His older brother shook his head.

“It’s not me he looks like, old man. Look again; look
carefully. Look at his left hand—you can see it clearly. Can you see the scar, a deep wound going from his ring finger right down to his wrist? It must,” he went on, shutting his eyes to try and remember something. “It must have created a thick ridge on his flesh, for even though it was a superficial wound, only scratching the skin, it still left a scar that didn’t fade. You know, don’t you, that on September fourteenth, the day Papa was wounded in the thigh and groin, a shell ripped into his hand, and two years later he was wounded a second time, in the head, just above his left eyebrow, there,” he said, pointing at the photograph.

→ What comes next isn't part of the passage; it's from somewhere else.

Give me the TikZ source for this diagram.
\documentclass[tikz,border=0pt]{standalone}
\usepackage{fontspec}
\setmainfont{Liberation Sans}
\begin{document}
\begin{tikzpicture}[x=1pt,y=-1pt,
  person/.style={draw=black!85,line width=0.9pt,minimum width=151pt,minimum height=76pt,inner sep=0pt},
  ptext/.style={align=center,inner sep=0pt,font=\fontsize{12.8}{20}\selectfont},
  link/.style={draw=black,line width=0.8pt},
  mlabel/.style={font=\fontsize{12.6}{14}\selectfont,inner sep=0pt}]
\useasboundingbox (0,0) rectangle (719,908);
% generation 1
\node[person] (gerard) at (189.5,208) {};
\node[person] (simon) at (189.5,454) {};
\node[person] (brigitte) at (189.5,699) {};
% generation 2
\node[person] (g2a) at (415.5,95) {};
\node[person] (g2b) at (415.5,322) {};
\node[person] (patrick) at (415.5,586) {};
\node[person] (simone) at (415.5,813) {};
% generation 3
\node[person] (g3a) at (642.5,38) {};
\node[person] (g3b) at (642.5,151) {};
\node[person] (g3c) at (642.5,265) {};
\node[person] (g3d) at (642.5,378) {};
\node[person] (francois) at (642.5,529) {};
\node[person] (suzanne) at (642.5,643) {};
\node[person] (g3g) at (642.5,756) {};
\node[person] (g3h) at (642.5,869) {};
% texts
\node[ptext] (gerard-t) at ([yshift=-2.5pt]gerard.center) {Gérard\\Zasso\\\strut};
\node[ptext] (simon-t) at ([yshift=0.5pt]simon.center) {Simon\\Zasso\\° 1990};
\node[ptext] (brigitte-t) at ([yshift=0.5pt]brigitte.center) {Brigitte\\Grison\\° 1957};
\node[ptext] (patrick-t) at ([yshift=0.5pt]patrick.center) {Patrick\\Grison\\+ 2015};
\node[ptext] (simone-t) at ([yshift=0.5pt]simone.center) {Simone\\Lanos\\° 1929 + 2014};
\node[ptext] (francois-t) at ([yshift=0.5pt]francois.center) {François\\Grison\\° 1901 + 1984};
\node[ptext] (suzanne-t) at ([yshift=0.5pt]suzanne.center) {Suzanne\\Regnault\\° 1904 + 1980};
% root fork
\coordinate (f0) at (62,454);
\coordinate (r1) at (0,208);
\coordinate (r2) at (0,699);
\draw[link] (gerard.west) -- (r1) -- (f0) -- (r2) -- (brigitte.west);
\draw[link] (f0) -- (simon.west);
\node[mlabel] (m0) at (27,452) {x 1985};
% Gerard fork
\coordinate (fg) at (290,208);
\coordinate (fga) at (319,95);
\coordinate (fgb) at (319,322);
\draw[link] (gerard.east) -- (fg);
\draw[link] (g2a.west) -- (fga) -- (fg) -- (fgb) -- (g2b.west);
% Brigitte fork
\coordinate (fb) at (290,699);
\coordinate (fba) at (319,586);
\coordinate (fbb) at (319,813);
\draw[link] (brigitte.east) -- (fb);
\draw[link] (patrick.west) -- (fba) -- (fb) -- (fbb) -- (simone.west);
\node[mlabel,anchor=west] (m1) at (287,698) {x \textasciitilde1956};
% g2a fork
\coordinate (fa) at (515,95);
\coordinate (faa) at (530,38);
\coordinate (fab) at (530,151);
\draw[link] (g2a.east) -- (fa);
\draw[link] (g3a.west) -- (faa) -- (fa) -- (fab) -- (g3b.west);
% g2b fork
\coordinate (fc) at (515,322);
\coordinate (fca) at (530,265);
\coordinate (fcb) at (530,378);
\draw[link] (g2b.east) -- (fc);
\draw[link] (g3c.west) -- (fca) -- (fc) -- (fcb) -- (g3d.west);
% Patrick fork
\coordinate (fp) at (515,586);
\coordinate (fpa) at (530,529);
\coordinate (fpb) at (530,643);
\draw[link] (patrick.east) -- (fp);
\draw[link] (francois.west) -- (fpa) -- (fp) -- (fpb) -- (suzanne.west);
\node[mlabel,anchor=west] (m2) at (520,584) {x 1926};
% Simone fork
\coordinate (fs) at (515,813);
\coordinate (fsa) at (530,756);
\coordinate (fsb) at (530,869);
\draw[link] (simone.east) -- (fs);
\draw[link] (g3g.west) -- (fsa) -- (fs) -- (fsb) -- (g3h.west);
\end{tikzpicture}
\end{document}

François looked at it for a long time without saying anything.

“It’s not possible …” he murmured.

“I compared this photograph with all the pictures of Papa that Mama had kept. I found the X-rays of both wounds; the one on the forehead made a wavy line and when you look at it through a magnifying glass, which I did, you can see it’s identical to the one in the photograph. You may well have your doubts, you may have forgotten Papa’s face and expression, but for me … it’s so like him, so like the way he would look over the top of his glasses; it’s his smile, and the small dimple on that narrow chin, a chin like mine—and like that of his third son,” he added in a strange voice.

“Are you sure this German was … his son?”

“Listen, the photograph is dated 1925 and higher up, can you see, there’s some more writing in German.”

“I can’t make out the gothic lettering.”

Claude read it slowly, then translated it: “
‘Für meinen lieben Sohn, Franz Hohmann, diese Büd seines vielgeliebten Vatersmöge er ihn aus der Himmelshöhe beschützen. Frieda Hohmann, Berlin, den 2 Dezember 1939.’
‘For my dear son François Hohmann, this portrait of his beloved father who is watching over him in heaven. Frieda Hohmann, Berlin, 2 December 1939.’”

“He was called François?” the young man exclaimed. “François, like me?”

“Like you, like our grandfather, like one of our uncles: it’s a popular family name. He also gave it to the German.”

François flinched.

“I’m telling you it’s him,” Claude said quietly. “I can assure you that if I had the slightest doubt, I’d never have breathed a word of it to you. But it’s such a … such an important and extraordinary thing. I didn’t think I had the right to keep it from you. I thought perhaps we could do some research in Germany, after the war. We could do it together, if we can. If not, whichever one of us survives can do it.”

Overwhelmed, François buried his head in his hands. “I’m stunned, old man.”

“Yes, I am, too,” his brother said gently. “I have dreams about it every night.”